The little girl now feels “dissatisfied with her
inferior clitoris”. Now, “owing to the influence of her penis-envy, she loses
her enjoyment in her phallic sexuality. Her self-love is mortified by the
comparison with the boy’s far superior equipment and in consequence she
renounces her masturbatory satisfaction from her clitoris, repudiates her love
for her mother and at the same time not infrequently represses a good part of
her sexual trends in general.” (88)
The little girl’s love for Mommy was really love
for the “phallic mother” (88). So
when the little girl realizes that Mommy has been castrated too, the little
girl can never feel the same way about Mommy. Thus, the little girl’s
castration complex is the beginning of her rejection of her mother, of women as
erotic objects, and the beginning of a devaluing of women in general: “as a
result of the discovery of women’s lack of a penis, they are debased in value
for girls just as they are for boys and later perhaps for men.” (88)
After abandoning active clitoral masturbation, the
little girl generally becomes passive.
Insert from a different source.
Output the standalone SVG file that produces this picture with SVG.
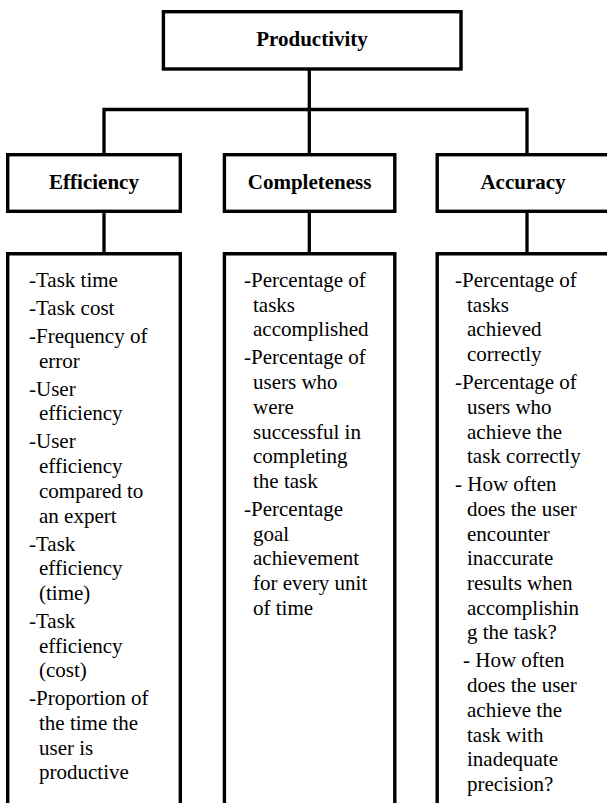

Her “phallic activity” has now been
“cleared out of the way” and the little girl turns her allegiance to her
father. He has a penis. The little
girl at first just wants his penis (since Bad Mommy turned out not to have
one). But for the little girl to move to true femininity, the wish for the
penis must be replaced by a wish for a baby. Suddenly, an “ancient symbolic
equivalence” of penis and baby begins to work on the little girl; suddenly her
most powerful desire (and “the most powerful feminine wish” of all) is to have
Daddy’s baby – and especially to have a boy,
“who brings the longed-for penis with him” (89).
Now the girl enters her own Oedipal stage. She wants Daddy’s baby, but Mommy’s the one who gets
to have sex with Daddy. The little girl
was already mad at Mommy for not having a penis; now her hostility is “greatly
intensified”, since Mommy is the girl’s rival for Daddy.
When the girl thus reaches the Oedipal stage, she
has fulfilled her psycho-sexual objectives: her allegiance to Mommy (women) has
been severed, and she has renounced her clitoris. The normal girl now enters
the latency period, ready for genital sexuality.
Note, however, that she never really “grows up”, as a boy
does. The boy develops a super-ego as a result of fear of castration. The girl
doesn’t, because she thinks she’s already been castrated, and there’s no
equivalent threat for girls. Besides, renouncing clitoral sexuality made her
renounce activity generally; she now waits for the man to give her erotic
satisfaction (“vaginally”) while she is passively receptive. So Freud thinks
women remain psychologically and morally childish all their lives.